2008 saw Smith act on his words when he returned to Lackland Air Force Base, Texas, to earn his campaign hat as a basic military training instructor and begin molding trainees into airmen.

“I absolutely loved it,” Smith said. “You end up caring so much about how the trainees are doing that you won’t let yourself accept anything that’s less than perfect.”

Smith trained hundreds of new airmen during his duty tour and he sought to put his own “signature” on each one. The high standards he held himself to were passed down to his trainees, he said, and it wasn’t the sense of power that kept him going through the 20-hour days he often pulled --  it was the feeling of satisfaction when he saw everything come together for his new airmen.

Those same high standards that made Smith so at home in the training environment did not make the transition back to the “operational” Air Force at McConnell the smoothest, though.

“If you do something for four years of your life, it’s going to stay with you,” Smith said. “I said to myself that I need to be self-aware -- try to get other people’s perspectives and understand what I’m going back into. But walking back into the ‘operational’ Air Force, that wasn’t enough.”

Smith soon found himself looking back on small interactions he had with airmen around base and thinking how ineffective some of his corrections were. The tactics that were so heavily used in basic  training weren’t having the desired effect as he adjusted to McConnell.

“Honestly, it’s a very difficult transition to live in [the basic training] world for four years and come back to the ‘real’ Air Force,” said Air Force Master Sgt. Rachael Hall, the commandant of the 22nd Force Support Squadron’s Airman Leadership School. “His transition back into his unit was a little difficult for him.”

Return as an Instructor

After two years, Smith’s leaders approached him about a job opening in the Chief Master Sgt. of the Air Force Thomas N. Barnes Airman Leadership School on base. Smith said he had always thought being an ALS instructor would be fun, but that he never seriously considered it until that moment.

He quickly began putting together a package and preparing for the new job, but he first had to be interviewed by Hall.

“I was little worried initially, because he seemed so perfect,” Hall said. “What I found out was that his personality is completely different. He loves to laugh; he loves to make jokes. He was definitely the right pick for this job.”
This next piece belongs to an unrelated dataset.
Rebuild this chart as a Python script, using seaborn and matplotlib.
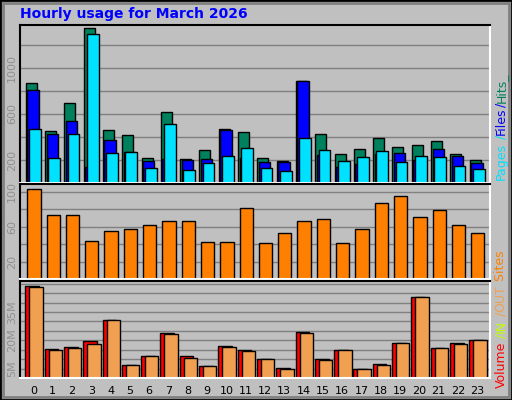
import numpy as np
import pandas as pd
import matplotlib
matplotlib.use("Agg")
import matplotlib.pyplot as plt
import seaborn as sns
from matplotlib.patches import Rectangle

hours = list(range(24))
hits  = [871, 449, 695, 1346, 458, 413, 220, 616, 211, 290, 466, 440,
         220, 194, 889, 422, 255, 299, 387, 317, 334, 361, 255, 202]
files = [810, 422, 537, 141, 370, 273, 194, 211, 202, 211, 458, 220,
         185, 185, 889, 246, 141, 167, 255, 264, 202, 299, 238, 176]
pages = [466, 220, 422, 1294, 264, 273, 132, 510, 114, 176, 238, 308,
         132, 105, 387, 290, 194, 229, 282, 185, 238, 229, 150, 123]
sites = [103, 74, 73, 44, 55, 57, 62, 67, 67, 43, 43, 81,
         41, 53, 67, 69, 41, 57, 87, 95, 71, 79, 62, 53]
vol_total = [48.7, 15.2, 16.2, 19.5, 30.9, 7.0, 11.4, 23.8, 11.4, 6.5, 16.8, 14.6,
             10.3, 5.4, 24.4, 10.3, 14.6, 4.9, 7.6, 18.4, 42.8, 15.7, 18.4, 20.0]
vol_in  = [0.6, 0.1, 0.1, 0.6, 0.1, 0.1, 0.1, 0.1, 0.1, 0.1, 0.1, 0.1,
           0.1, 0.1, 0.1, 0.1, 0.1, 0.1, 0.1, 0.1, 0.1, 0.1, 0.1, 0.1]
vol_out = [48.2, 14.6, 15.7, 17.9, 30.9, 7.0, 11.4, 23.3, 10.8, 6.5, 16.2, 14.1,
           10.3, 4.9, 23.8, 9.7, 14.6, 4.9, 7.0, 18.4, 42.8, 15.7, 17.9, 20.0]

BG = "#C0C0C0"
sns.set_style("white")
plt.rcParams["font.family"] = ["DejaVu Sans"]

W, H = 512, 400
fig = plt.figure(figsize=(W / 100, H / 100), dpi=100, facecolor=BG)


def px_axes(x0, y0, x1, y1):
    return fig.add_axes([x0 / W, 1 - y1 / H, (x1 - x0) / W, (y1 - y0) / H])


def draw_bars(ax, vals, offset, width, color):
    df = pd.DataFrame({"x": np.array(hours) + offset, "y": vals})
    sns.barplot(data=df, x="x", y="y", native_scale=True, width=width,
                color=color, saturation=1, edgecolor="black", linewidth=1, ax=ax)


def style(ax, ymax, step, labelled, fmt):
    ax.set_facecolor(BG)
    ax.set_xlim(-0.69, 23.66)
    ax.set_ylim(0, ymax)
    for v in np.arange(step, ymax, step):
        ax.axhline(v, color="#808080", lw=1, zorder=0)
    ax.set_yticks(labelled)
    ax.set_yticklabels([fmt(v) for v in labelled], rotation=90, va="center",
                       color="#909090", fontsize=8)
    ax.tick_params(length=0, pad=2)
    ax.set_xlabel(""); ax.set_ylabel("")
    for s in ax.spines.values():
        s.set_color("white"); s.set_linewidth(1.5)
    ax.spines["left"].set_color("black")
    ax.spines["top"].set_color("black")


ax1 = px_axes(20, 25, 490, 183)
draw_bars(ax1, hits, -0.11, 0.57, "#00805C")
draw_bars(ax1, files, -0.02, 0.59, "#0000FF")
draw_bars(ax1, pages, 0.08, 0.61, "#00E0FF")
style(ax1, 1373, 200, [200, 600, 1000], lambda v: str(v))
ax1.set_xticks([])

ax2 = px_axes(20, 184, 490, 279)
draw_bars(ax2, sites, 0.03, 0.69, "#FF8000")
style(ax2, 109, 20, [20, 60, 100], lambda v: str(v))
ax2.set_xticks([])

ax3 = px_axes(20, 281, 490, 378)
draw_bars(ax3, vol_total, -0.06, 0.71, "#FF0000")
draw_bars(ax3, vol_in, -0.22, 0.12, "#C0FF00")
draw_bars(ax3, vol_out, 0.14, 0.69, "#F0A050")
style(ax3, 51.4, 5, [5, 20, 35], lambda v: f"{v}M")
ax3.set_xticks(hours)
ax3.set_xticklabels([str(h) for h in hours], fontsize=8, color="black")
ax3.tick_params(axis="x", pad=6)

fig.text(20 / W, 1 - 14 / H, "Hourly usage for March 2026", color="#0000FF",
         fontsize=10, fontweight="bold", va="center")

# right-hand legend, stacked vertical text measured with the renderer
renderer = fig.canvas.get_renderer()


def vtext(parts, x, y_start):
    y = y_start
    for txt, col in parts:
        t = fig.text(x / W, 1 - y / H, txt, rotation=90, color=col, fontsize=9,
                     ha="center", va="bottom")
        y -= t.get_window_extent(renderer).height

vtext([("Pages", "#00E0FF"), (" /", "#00E0FF"), ("Files", "#0000FF"), ("/", "#0000FF"),
       ("Hits_", "#00805C")], 501, 180)
vtext([("Volume", "#FF0000"), (" /", "#C0FF00"), ("IN", "#C0FF00"), (" /", "#F0A050"),
       ("OUT", "#F0A050"), (" Sites", "#FF8000")], 501, 388)

fig.patches.append(Rectangle((0, 0), 1, 1, transform=fig.transFigure, fill=False,
                             edgecolor="black", lw=2))
fig.patches.append(Rectangle((3 / W, 3 / H), 1 - 6 / W, 1 - 6 / H, transform=fig.transFigure,
                             fill=False, edgecolor="#808080", lw=2))

fig.savefig("out.png", dpi=100, facecolor=BG)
Smith spent a short time shadowing ALS instructors to learn how the job was done and committed to thoroughly learning the lesson plans before he actually taught a class. He immediately began to bring the same discipline and high standards that have guided him throughout his career into the professional military education environment.
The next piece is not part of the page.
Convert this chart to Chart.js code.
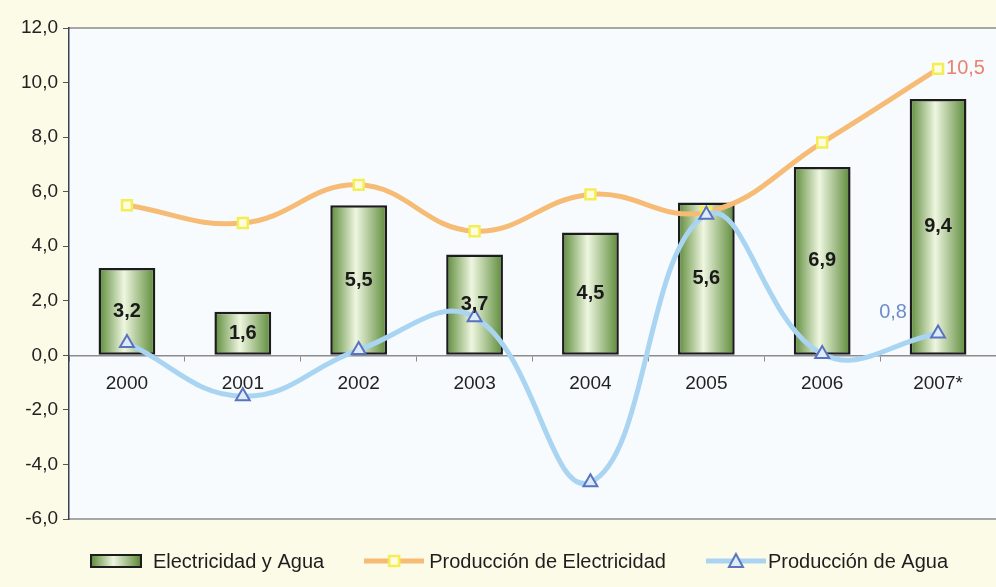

“He was rather intimidating our first couple of days of class,” said Air Force Senior Airman Kiani Ebuen, 22nd Maintenance Group maintenance operations scheduler. “His uniform was pressed; he had a high and tight haircut and not a string or wrinkle in sight. We were more intrigued by an instructor who not only implements rules and lessons but follows them as well. We could all just read the material on our own and then take the test, but Tech. Sergeant Smith engraved these lessons and tools into us where we could use them to better ourselves as a future supervisor in the Air Force and as individuals as well.”

His role as a different kind of instructor let him see a more direct impact of his teachings and allowed him to help instill confidence in new noncommissioned officers, Smith said.

“As [a noncommissioned officer], I owe it to my airmen -- not just to myself and the Air Force -- to make sure they’re doing it right,” Smith said. “I never want to ignore the airmen; never put off their problems or put a Band-Aid solution on it. Never tell them to cut corners to get ahead. Everything that guidance counselor did not do, I made a promise that I will do that for the airmen.”